In the majority of states, courts are permitted to consider extrinsic evidence in determining whether an insurer has a duty to defend. Pennsylvania, however, follows the minority rule which restricts the duty to defend analysis to the "four corners" of the underlying complaint. See generally RANDY MANILOFF JEFFREY STEMPEL, GENERAL LIABILITY INSURANCE COVERAGE: KEY ISSUES IN EVERY STATE 69-74, 89 (Oxford University Press, Inc. 2011) (explaining the split in authority with respect to whether a court is permitted to consider extrinsic evidence in determining whether an insurer has a duty to defend and noting that Pennsylvania follows the "four corners" rule) ("There is wide variation between courts over whether, and, if so, the extent to which, information contained outside the [underlying] complaint — so-called "extrinsic evidence" — can be considered when deciding if an insurer's duty to defend has been triggered. . . . In some states, the answer is simple — No. Courts are not permitted to consider extrinsic evidence when evaluating whether an insurer is obligated to defend. This is sometimes referred to as the `complaint' rule, `comparison test,' `four corners' rule, or `eight corners' rule. . . . While many states adhere to the `four corners' rule about twice as many do not and have concluded that extrinsic evidence can be considered by a court in its duty to defend determination.")

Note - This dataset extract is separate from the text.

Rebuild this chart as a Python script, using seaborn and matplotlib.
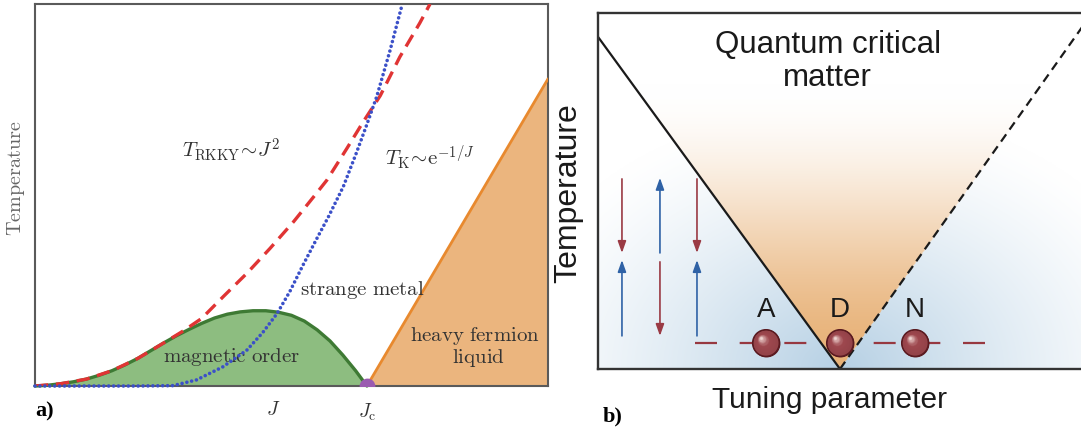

It is only the factual allegations and not the cause of action pled that determines policy coverage. QBE Ins. Corp. v. M S Landis Corp., 915 A.2d 1222, 1225 (Pa. Super. Ct. 2007). Further, "[i]t is the face of the complaint and not the truth of the facts alleged therein which determines whether there is a duty to defend." D'Auria v. Zurich Ins. Co., 507 A.2d 857, 859 (Pa. Super. Ct. 1986). If the factual allegations in the underlying complaint describe an injury which potentially comes within a policy's coverage, the insurer has a duty to defend. Sikirica v. Nationwide Ins. Co., 416 F.3d 214, 225 (3d Cir. Pa. 2005) (citingPacific Indem. Co. v. Linn, 766 F.2d 754, 760 (3d Cir. 1985)). The duty to defend is different from and broader than the duty to indemnify. Sikirica, 416 F.3d at 225. Therefore, if there is no duty to defend, there is no duty to indemnify. Id.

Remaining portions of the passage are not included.